Calculation of Field Dependent Mobility in MoS 2 and WS 2 with Multi-Valley Monte Carlo Method

Since the two dimensional (2D) material are found to have potential for transistor application due to their suppression in short channel effect, they have attracted significant attention from worldwide researchers, and gradually demonstrate the potential for the next-generation transistors. In all of 2D materials, transition metal dichalcogenide (TMD) monolayers are the most popular ones because they have wider bandgap to provide better on/off ratio, and also have good mobility in theoretical prediction [1] . In recent years, there are some groups using TMD monolayers to make transistors and getting on/off ratio larger than 10 7 [2] . However, due to difficulties to grow perfect 2D monolayer, mobility reported by experiments is much lower than the theoretical prediction.
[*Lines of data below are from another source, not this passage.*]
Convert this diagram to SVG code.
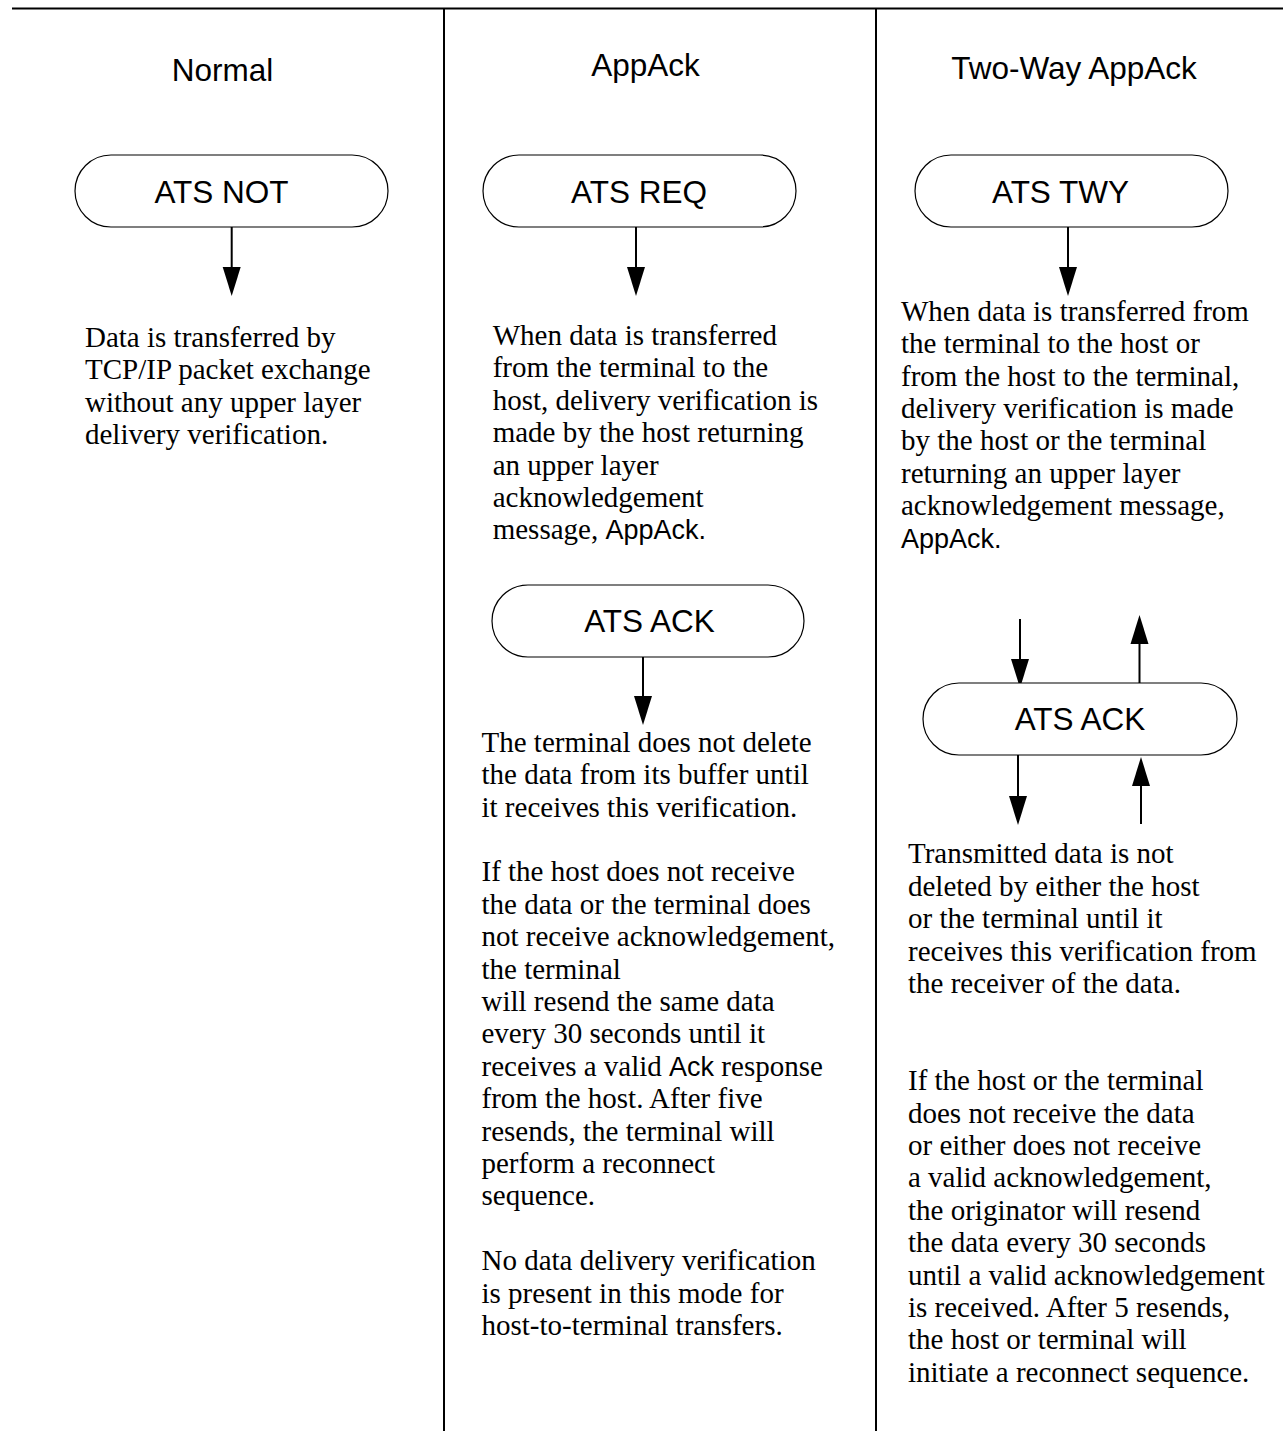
<svg xmlns="http://www.w3.org/2000/svg" width="1283" height="1431" viewBox="0 0 1283 1431">
  <style>
    .frame { stroke: #000; stroke-width: 2; fill: none; }
    .pill { fill: #fff; stroke: #000; stroke-width: 1.2; }
    .head { font-family: "Liberation Sans", Arial, sans-serif; font-size: 31.5px; fill: #000; text-anchor: middle; }
    .label { font-family: "Liberation Sans", Arial, sans-serif; font-size: 31.5px; fill: #000; text-anchor: middle; }
    .body { font-family: "Liberation Serif", "Times New Roman", serif; font-size: 29px; fill: #000; }
    .sans { font-family: "Liberation Sans", Arial, sans-serif; font-size: 27px; }
    .conn { stroke: #000; stroke-width: 2; fill: none; marker-end: url(#arrow); }
  </style>
  <defs>
    <marker id="arrow" markerUnits="userSpaceOnUse" markerWidth="30" markerHeight="20" viewBox="0 -10 30 20" refX="0" refY="0" orient="auto">
      <path d="M0,-9 L29,0 L0,9 Z" fill="#000"/>
    </marker>
  </defs>

  <rect width="1283" height="1431" fill="#fff"/>

  <!-- page frame: top rule and column dividers -->
  <g id="frame">
    <line class="frame" x1="12" y1="8.5" x2="1283" y2="8.5"/>
    <line class="frame" x1="444" y1="8" x2="444" y2="1431"/>
    <line class="frame" x1="876" y1="8" x2="876" y2="1431"/>
  </g>

  <!-- column headings -->
  <g id="headings">
    <text class="head" x="222.5" y="81">Normal</text>
    <text class="head" x="645.5" y="76">AppAck</text>
    <text class="head" x="1074" y="79">Two-Way AppAck</text>
  </g>

  <!-- connectors -->
  <g id="connectors">
    <line class="conn" x1="231.7" y1="227" x2="231.7" y2="267"/>
    <line class="conn" x1="636" y1="227" x2="636" y2="267"/>
    <line class="conn" x1="1068" y1="227" x2="1068" y2="267"/>
    <line class="conn" x1="643" y1="657" x2="643" y2="696"/>
    <line class="conn" x1="1020" y1="619" x2="1020" y2="659"/>
    <line class="conn" x1="1139.5" y1="683" x2="1139.5" y2="644"/>
    <line class="conn" x1="1018" y1="755" x2="1018" y2="796"/>
    <line class="conn" x1="1141" y1="824" x2="1141" y2="786"/>
  </g>

  <!-- nodes -->
  <g id="node-ats-not">
    <rect class="pill" x="75" y="155" width="313" height="72" rx="36" ry="36"/>
    <text class="label" x="221.5" y="203">ATS NOT</text>
  </g>
  <g id="node-ats-req">
    <rect class="pill" x="483" y="155" width="313" height="72" rx="36" ry="36"/>
    <text class="label" x="639" y="203">ATS REQ</text>
  </g>
  <g id="node-ats-twy">
    <rect class="pill" x="915" y="155" width="313" height="72" rx="36" ry="36"/>
    <text class="label" x="1060.5" y="203">ATS TWY</text>
  </g>
  <g id="node-ats-ack">
    <rect class="pill" x="492" y="585" width="312" height="72" rx="36" ry="36"/>
    <text class="label" x="649.5" y="632">ATS ACK</text>
  </g>
  <g id="node-ats-ack-twoway">
    <rect class="pill" x="923" y="683" width="314" height="72" rx="36" ry="36"/>
    <text class="label" x="1080" y="730">ATS ACK</text>
  </g>

  <!-- descriptions -->
  <g id="text-normal">
    <text class="body" x="85" y="347">
      <tspan x="85" dy="0">Data is transferred by</tspan>
      <tspan x="85" dy="32.4">TCP/IP packet exchange</tspan>
      <tspan x="85" dy="32.4">without any upper layer</tspan>
      <tspan x="85" dy="32.4">delivery verification.</tspan>
    </text>
  </g>

  <g id="text-appack-req">
    <text class="body" x="492.7" y="345">
      <tspan x="492.7" dy="0">When data is transferred</tspan>
      <tspan x="492.7" dy="32.4">from the terminal to the</tspan>
      <tspan x="492.7" dy="32.4">host, delivery verification is</tspan>
      <tspan x="492.7" dy="32.4">made by the host returning</tspan>
      <tspan x="492.7" dy="32.4">an upper layer</tspan>
      <tspan x="492.7" dy="32.4">acknowledgement</tspan>
      <tspan x="492.7" dy="32.4">message, <tspan class="sans">AppAck.</tspan></tspan>
    </text>
  </g>

  <g id="text-appack-ack">
    <text class="body" x="481.5" y="751.7">
      <tspan x="481.5" dy="0">The terminal does not delete</tspan>
      <tspan x="481.5" dy="32.4">the data from its buffer until</tspan>
      <tspan x="481.5" dy="32.4">it receives this verification.</tspan>
      <tspan x="481.5" dy="64.8">If the host does not receive</tspan>
      <tspan x="481.5" dy="32.4">the data or the terminal does</tspan>
      <tspan x="481.5" dy="32.4">not receive acknowledgement,</tspan>
      <tspan x="481.5" dy="32.4">the terminal</tspan>
      <tspan x="481.5" dy="32.4">will resend the same data</tspan>
      <tspan x="481.5" dy="32.4">every 30 seconds until it</tspan>
      <tspan x="481.5" dy="32.4">receives a valid <tspan class="sans">Ack</tspan> response</tspan>
      <tspan x="481.5" dy="32.4">from the host. After five</tspan>
      <tspan x="481.5" dy="32.4">resends, the terminal will</tspan>
      <tspan x="481.5" dy="32.4">perform a reconnect</tspan>
      <tspan x="481.5" dy="32.4">sequence.</tspan>
      <tspan x="481.5" dy="64.8">No data delivery verification</tspan>
      <tspan x="481.5" dy="32.4">is present in this mode for</tspan>
      <tspan x="481.5" dy="32.4">host-to-terminal transfers.</tspan>
    </text>
  </g>

  <g id="text-twoway-twy">
    <text class="body" x="901" y="320.7">
      <tspan x="901" dy="0">When data is transferred from</tspan>
      <tspan x="901" dy="32.4">the terminal to the host or</tspan>
      <tspan x="901" dy="32.4">from the host to the terminal,</tspan>
      <tspan x="901" dy="32.4">delivery verification is made</tspan>
      <tspan x="901" dy="32.4">by the host or the terminal</tspan>
      <tspan x="901" dy="32.4">returning an upper layer</tspan>
      <tspan x="901" dy="32.4">acknowledgement message,</tspan>
      <tspan x="901" dy="32.4" class="sans">AppAck.</tspan>
    </text>
  </g>

  <g id="text-twoway-ack">
    <text class="body" x="908" y="863.3">
      <tspan x="908" dy="0">Transmitted data is not</tspan>
      <tspan x="908" dy="32.4">deleted by either the host</tspan>
      <tspan x="908" dy="32.4">or the terminal until it</tspan>
      <tspan x="908" dy="32.4">receives this verification from</tspan>
      <tspan x="908" dy="32.4">the receiver of the data.</tspan>
      <tspan x="908" dy="97.2">If the host or the terminal</tspan>
      <tspan x="908" dy="32.4">does not receive the data</tspan>
      <tspan x="908" dy="32.4">or either does not receive</tspan>
      <tspan x="908" dy="32.4">a valid acknowledgement,</tspan>
      <tspan x="908" dy="32.4">the originator will resend</tspan>
      <tspan x="908" dy="32.4">the data every 30 seconds</tspan>
      <tspan x="908" dy="32.4">until a valid acknowledgement</tspan>
      <tspan x="908" dy="32.4">is received. After 5 resends,</tspan>
      <tspan x="908" dy="32.4">the host or terminal will</tspan>
      <tspan x="908" dy="32.4">initiate a reconnect sequence.</tspan>
    </text>
  </g>
</svg>
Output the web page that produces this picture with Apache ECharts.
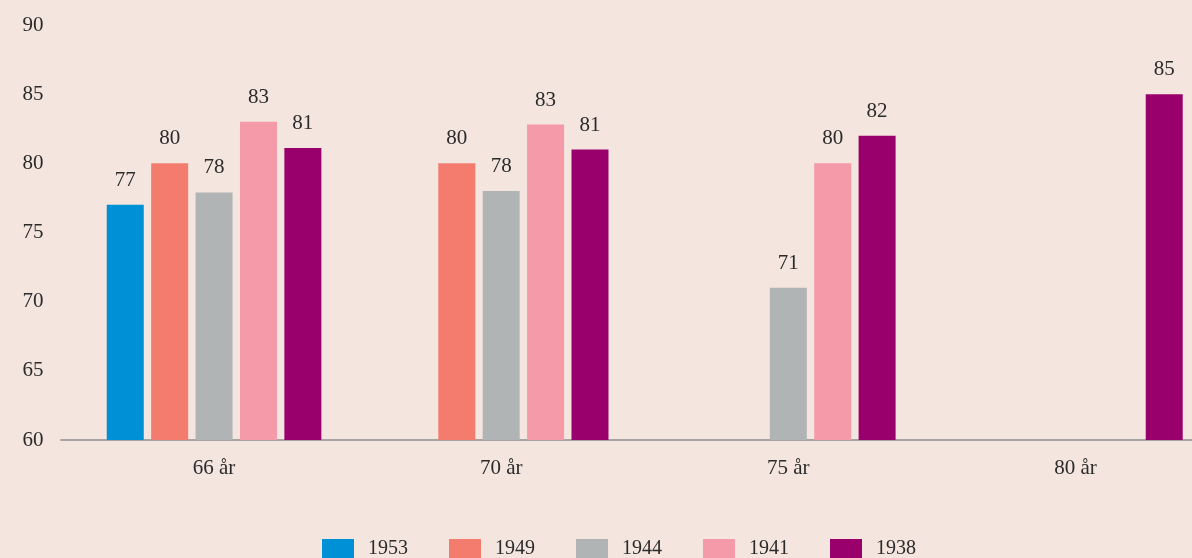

The real intrinsic transport properties of TMD materials are still unclear. As a result, it is needed to be further discussed. There are several ways to calculate mobility. One common way is Boltzmann transport equation. Another way is Monte Carlo approach, which can simulate the movement of carriers in materials. It can calculate the velocity under different electric fields and also saturation velocity. As transistors get smaller, besides low-field mobility, high-field velocity becomes more critical. As a result, in this work, Monte Carlo method is adopted to simulate transport of electrons in monolayer MoS 2 and WS2 2 . We will discuss the electron velocity under different electric fields and also discuss the influence of satellite Q valleys on electron transport in both TMD materials.